Thursday, January 28, 2010

Citizens United v. Federal Election Commission

Last week the Supreme Court overturned a rule that prohibit corporations from spending money on political campaigns in Citizens United v. Federal Election Commission. It was a 5-4 decision with Justices Roberts, Scalia, Thomas, Alito, and Kennedy in the majority and Justices Stevens, Ginsburg, Breyer, and Sotomayor in the decent.

The Cato institute explains what the rule had meant.

Video embedded below.



Obama is vehemently apposed to the decision calling on Congress to overturn it legislatively. I agree with the Cato Institute. The Court made the correct decisions and struck a blow in favor of free speech.

http://www.scotusblog.com/2010/01/analysis-a-new-law-to-offset-citizens-united

"President Obama ordered his aides on Thursday “to get to work immediately with Congress” to develop “a forceful response” to the Supreme Court’s ruling in the Citizens United v. Federal Election Commission case. In a statement, the President denounced the decision, saying it “has given a green light to a new stampede of special interest money in our politics.” It was obvious, therefore, that he was interested in working with Congress to overturn the decision, or at least to narrow it significantly.
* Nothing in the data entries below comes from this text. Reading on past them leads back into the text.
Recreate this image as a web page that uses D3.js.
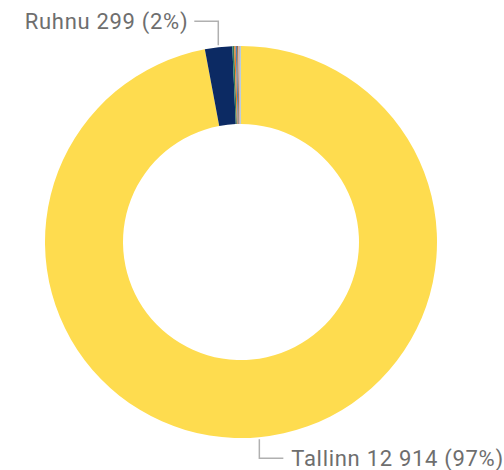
<!DOCTYPE html>
<html>
<head>
<meta charset="utf-8">
<script src="https://cdn.jsdelivr.net/npm/d3@7"></script>
<style>
  body { margin: 0; background: #fff; }
  text { font-family: "Roboto", "Open Sans", sans-serif; }
</style>
</head>
<body>
<script>
// data
var names = ["Tallinn", "Ruhnu", "Kihnu", "Vormsi", "Muhu", "Hiiumaa", "Saaremaa", "Abruka", "Piirissaar"];
var values = [12914, 299, 20, 16, 15, 13, 11, 10, 9];
var colors = ["#fedc4f", "#0c2a63", "#2f7d5a", "#f07b24", "#4d7fb7", "#9b6b3a", "#d4a3a3", "#a9a9a9", "#a8c3dc"];
var labelled = ["Tallinn", "Ruhnu"];

var width = 504, height = 470;
var cx = 241, cy = 242;
var outerR = 196, innerR = 118;

var total = d3.sum(values);
var data = names.map(function(n, i) { return {name: n, value: values[i], color: colors[i]}; });

var svg = d3.select("body").append("svg")
    .attr("width", width)
    .attr("height", height);

var g = svg.append("g")
    .attr("transform", "translate(" + cx + "," + cy + ")");

var pie = d3.pie()
    .value(function(d) { return d.value; })
    .sort(null);

var arc = d3.arc()
    .innerRadius(innerR)
    .outerRadius(outerR);

var arcs = pie(data);

g.selectAll("path")
    .data(arcs)
    .enter()
    .append("path")
    .attr("d", arc)
    .attr("fill", function(d) { return d.data.color; });

// labels with elbow leader lines
var fmt = function(v) { return d3.format(",")(v).replace(/,/g, " "); };

arcs.forEach(function(a) {
    if (labelled.indexOf(a.data.name) < 0) return;
    var mid = (a.startAngle + a.endAngle) / 2;
    var px = Math.sin(mid) * (outerR + 2);
    var py = -Math.cos(mid) * (outerR + 2);
    var top = py < 0;
    var ey = top ? py - 24 : py + 19;
    var ex = top ? px - 24 : px + 24;
    var pct = Math.round(a.data.value / total * 100);

    g.append("path")
        .attr("d", "M" + px + "," + py + "L" + px + "," + ey + "L" + ex + "," + ey)
        .attr("fill", "none")
        .attr("stroke", "#b0b0b0")
        .attr("stroke-width", 1.5);

    g.append("text")
        .attr("x", top ? ex - 6 : ex + 8)
        .attr("y", ey)
        .attr("dy", "0.35em")
        .attr("text-anchor", top ? "end" : "start")
        .attr("font-size", 22)
        .attr("letter-spacing", 0.7)
        .attr("fill", "#6e6e6e")
        .text(a.data.name + " " + fmt(a.data.value) + " (" + pct + "%)");
});
</script>
</body>
</html>
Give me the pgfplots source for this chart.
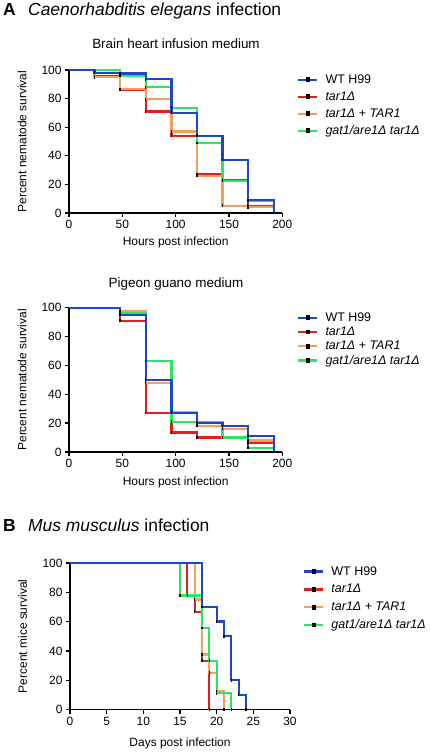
\documentclass[border=0pt]{standalone}
\usepackage{pgfplots}
\pgfplotsset{compat=1.18}
\usepackage{fontspec}
\setmainfont{Liberation Sans}
\definecolor{cblue}{RGB}{30,70,200}
\definecolor{cred}{RGB}{228,30,30}
\definecolor{corange}{RGB}{245,160,90}
\definecolor{cgreen}{RGB}{45,230,95}
\pgfplotsset{
  prism/.style={
    scale only axis,
    axis x line*=bottom, axis y line*=left,
    axis line style={line width=1.3bp, black},
    tick align=outside,
    major tick length=4bp,
    tick style={line width=1.3bp, black},
    ymin=0, ymax=100, ytick={0,20,...,100},
    tick label style={font=\fontsize{12}{14}\selectfont},
    /pgf/number format/assume math mode=true,
    label style={font=\fontsize{12}{14}\selectfont},
    clip=false,
    every axis plot/.append style={line width=2.3bp, const plot,
      mark=|, mark size=1.4bp, mark options={black, line width=1.4bp, solid},
      mark indices={2,3,4,5,6,7,8,9}},
    legend cell align=left,
    legend image code/.code={
      \draw[##1, line width=2.3bp] (0bp,0bp) -- (19bp,0bp);
      \fill[black] (8.9bp,-1.3bp) rectangle (10.1bp,1.3bp);
    },
    legend style={draw=none, fill=none, inner sep=0pt, anchor=north west,
      font=\fontsize{12.5}{14}\selectfont, column sep=7bp,
      nodes={inner sep=0pt, text height=9bp, text depth=2bp}},
  }
}
\begin{document}
\begin{tikzpicture}
\path[use as bounding box] (0,0) rectangle (430bp,754bp);
% Titles
\node[anchor=base west, inner sep=0pt, font=\fontsize{17.5}{20}\selectfont\bfseries] at (3bp,738bp) {A};
\node[anchor=base west, inner sep=0pt, font=\fontsize{17.5}{20}\selectfont] at (28bp,738bp) {\textit{Caenorhabditis elegans} infection};
\node[anchor=base, inner sep=0pt, font=\fontsize{13.5}{16}\selectfont] at (176bp,705.7bp) {Brain heart infusion medium};
\node[anchor=base, inner sep=0pt, font=\fontsize{13.5}{16}\selectfont] at (176bp,466bp) {Pigeon guano medium};
\node[anchor=base west, inner sep=0pt, font=\fontsize{17.5}{20}\selectfont\bfseries] at (3bp,222.3bp) {B};
\node[anchor=base west, inner sep=0pt, font=\fontsize{17.5}{20}\selectfont] at (28bp,222.3bp) {\textit{Mus musculus} infection};

% Panel A1
\begin{axis}[prism, at={(69bp,541bp)}, anchor=south west,
  width=213.3bp, height=143bp,
  xmin=0, xmax=200, xtick={0,50,...,200},
  xlabel={Hours post infection}, ylabel={Percent nematode survival},
  xlabel style={at={(axis description cs:0.5,0)}, anchor=center, yshift=-29bp},
  ylabel style={at={(axis description cs:-0.2203,0.5)}, anchor=center},
  legend style={at={(axis description cs:1.069,0.972)}, row sep=6bp}]
\addplot[cblue] coordinates {(0,100)(24,98)(48,97.5)(72,93.5)(96,70)(120,54)(144,37)(168,9)(192,0)};
\addlegendentry{WT H99}
\addplot[cred] coordinates {(0,100)(24,95.5)(48,86)(72,71)(96,54)(120,27)(144,23)(168,5)(192,0)};
\addlegendentry{\textit{tar1Δ}}
\addplot[corange] coordinates {(0,100)(24,95)(48,86.5)(72,79.5)(96,57)(120,26)(144,5)(168,4)(192,0)};
\addlegendentry{\textit{tar1Δ} + \textit{TAR1}}
\addplot[cgreen] coordinates {(0,100)(48,96)(72,88)(96,73.5)(120,49)(144,22.5)(168,8.5)(192,0)};
\addlegendentry{\textit{gat1/are1Δ tar1Δ}}
\addplot[cblue, forget plot] coordinates {(0,100)(24,98)(48,97.5)(72,93.5)(96,70)(120,54)(144,37)(168,9)(192,0)};
\end{axis}

% Panel A2
\begin{axis}[prism, at={(69bp,302bp)}, anchor=south west,
  width=213.3bp, height=144.3bp,
  xmin=0, xmax=200, xtick={0,50,...,200},
  xlabel={Hours post infection}, ylabel={Percent nematode survival},
  xlabel style={at={(axis description cs:0.5,0)}, anchor=center, yshift=-30bp},
  ylabel style={at={(axis description cs:-0.2203,0.5)}, anchor=center},
  legend style={at={(axis description cs:1.069,0.970)}, row sep=3.3bp}]
\addplot[cblue] coordinates {(0,100)(48,95)(72,50)(96,27)(120,20)(144,18)(168,11)(192,0)};
\addlegendentry{WT H99}
\addplot[cred] coordinates {(0,100)(48,91)(72,27)(96,13.5)(120,10)(168,6)(192,0)};
\addlegendentry{\textit{tar1Δ}}
\addplot[corange] coordinates {(0,100)(48,97.7)(72,48)(96,27.6)(120,18)(144,16)(168,8)(192,0)};
\addlegendentry{\textit{tar1Δ} + \textit{TAR1}}
\addplot[cgreen] coordinates {(0,100)(48,96)(72,63)(96,21)(144,10)(168,3)(192,0)};
\addlegendentry{\textit{gat1/are1Δ tar1Δ}}
\addplot[cblue, forget plot] coordinates {(0,100)(48,95)(72,50)(96,27)(120,20)(144,18)(168,11)(192,0)};
\end{axis}

% Panel B
\begin{axis}[prism, at={(70bp,44.5bp)}, anchor=south west,
  width=220bp, height=146.5bp,
  xmin=0, xmax=30, xtick={0,5,...,30},
  xlabel={Days post infection}, ylabel={Percent mice survival},
  xlabel style={at={(axis description cs:0.5,0)}, anchor=center, yshift=-33.5bp},
  ylabel style={at={(axis description cs:-0.216,0.5)}, anchor=center},
  legend style={at={(axis description cs:1.059,0.98)}, row sep=6.8bp}]
\addplot[cblue] coordinates {(0,100)(18,70)(20,60)(21,50)(22,20)(23,10)(24,0)};
\addlegendentry{WT H99}
\addplot[cred] coordinates {(0,100)(16,77.8)(17,66.7)(18,33.3)(19,0)};
\addlegendentry{\textit{tar1Δ}}
\addplot[corange] coordinates {(0,100)(17,75)(18,37.5)(19,25)(20,12.5)(21,0)};
\addlegendentry{\textit{tar1Δ} + \textit{TAR1}}
\addplot[cgreen] coordinates {(0,100)(15,77.8)(18,55.6)(19,33.3)(20,11.1)(22,0)};
\addlegendentry{\textit{gat1/are1Δ tar1Δ}}
\addplot[cblue, forget plot] coordinates {(0,100)(18,70)(20,60)(21,50)(22,20)(23,10)(24,0)};
\end{axis}
\end{tikzpicture}
\end{document}
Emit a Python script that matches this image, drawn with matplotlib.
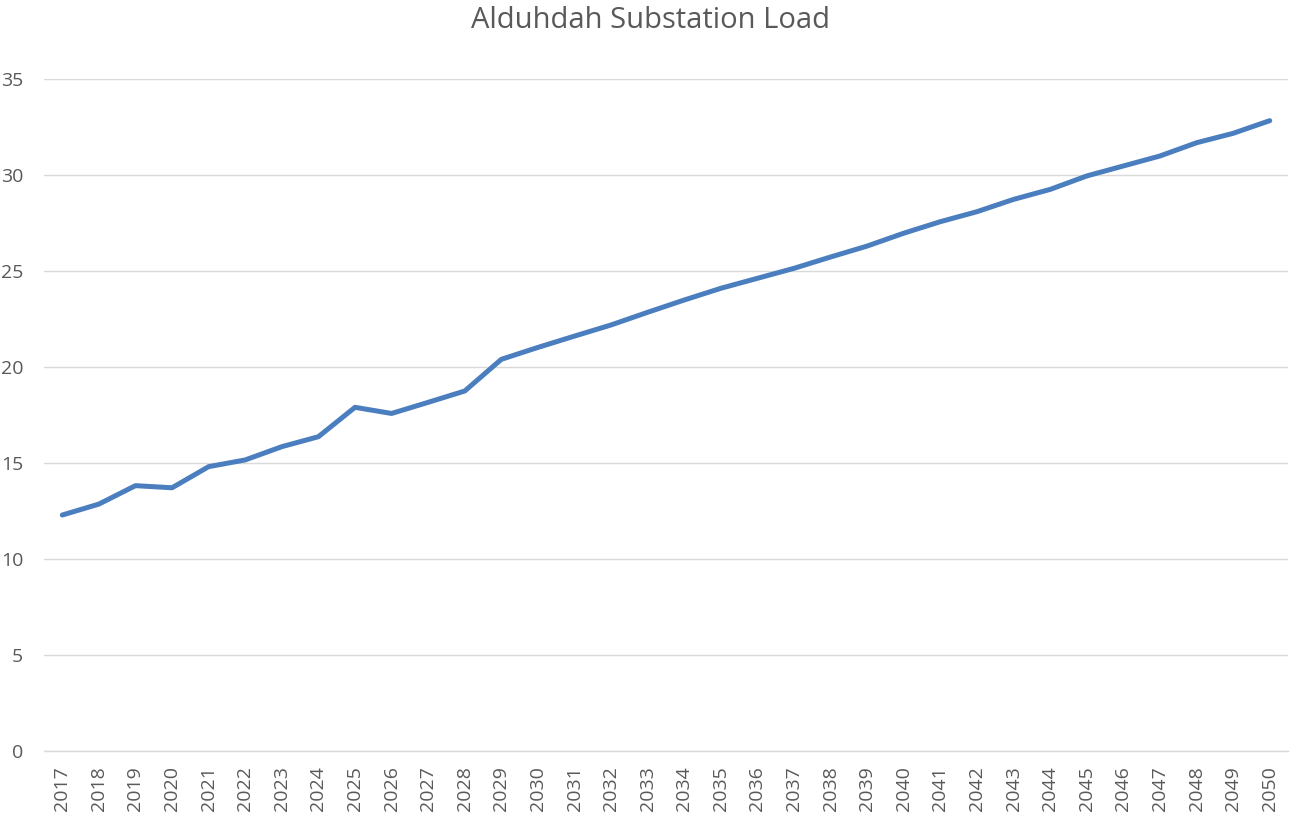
import matplotlib
matplotlib.use("Agg")
import matplotlib.pyplot as plt

years = [str(y) for y in range(2017, 2051)]
load = [12.29, 12.86, 13.82, 13.71, 14.81, 15.16, 15.85, 16.37, 17.90, 17.58,
        18.16, 18.75, 20.40, 21.02, 21.61, 22.19, 22.85, 23.49, 24.10, 24.62,
        25.14, 25.73, 26.30, 26.97, 27.57, 28.09, 28.73, 29.25, 29.95, 30.47,
        30.99, 31.68, 32.17, 32.83]
yticks = [0, 5, 10, 15, 20, 25, 30, 35]
title = "Alduhdah Substation Load"

plt.rcParams['font.family'] = ['Open Sans', 'DejaVu Sans']
W, H = 1291, 824
fig = plt.figure(figsize=(W / 100, H / 100), dpi=100)
ax = fig.add_axes([44 / W, (H - 751) / H, 1244 / W, 672 / H])

x = list(range(len(years)))
ax.plot(x, load, color='#4a7ebf', linewidth=3.6, solid_capstyle='round', solid_joinstyle='round', zorder=3)

ax.set_xlim(-0.5, len(years) - 0.5)
ax.set_ylim(0, 35)
ax.set_yticks(yticks)
ax.set_yticklabels([str(v) for v in yticks], fontsize=14)
ax.set_xticks(x)
ax.set_xticklabels(years, rotation=90, fontsize=14)
ax.grid(axis='y', color='#d9d9d9', linewidth=1.0, zorder=0)
for s in ['top', 'right', 'left']:
    ax.spines[s].set_visible(False)
ax.spines['bottom'].set_color('#d9d9d9')
ax.spines['bottom'].set_linewidth(1.0)
ax.tick_params(axis='both', length=0, colors='#595959')
ax.tick_params(axis='y', pad=15)
ax.tick_params(axis='x', pad=11)

fig.text(650 / W, 1 - 28 / H, title, ha='center', va='baseline', fontsize=21, color='#595959')

fig.savefig('out.png', dpi=100)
Unless he has in mind an amendment to the Constitution, however, it is most unclear at this point whether the lawmakers could do anything — or much of anything — to cut down on “special interest money” in American politics. This was a constitutional decision, laying down (essentially for the first time), a sweeping free-speech right in politics for “special interest” bodies of all types with the concept of “speech” clearly embracing spending money to influence election outcomes. If individuals have considerable freedom to express themselves politically, corporations, labor unions, and other “special interest” entities now do, too.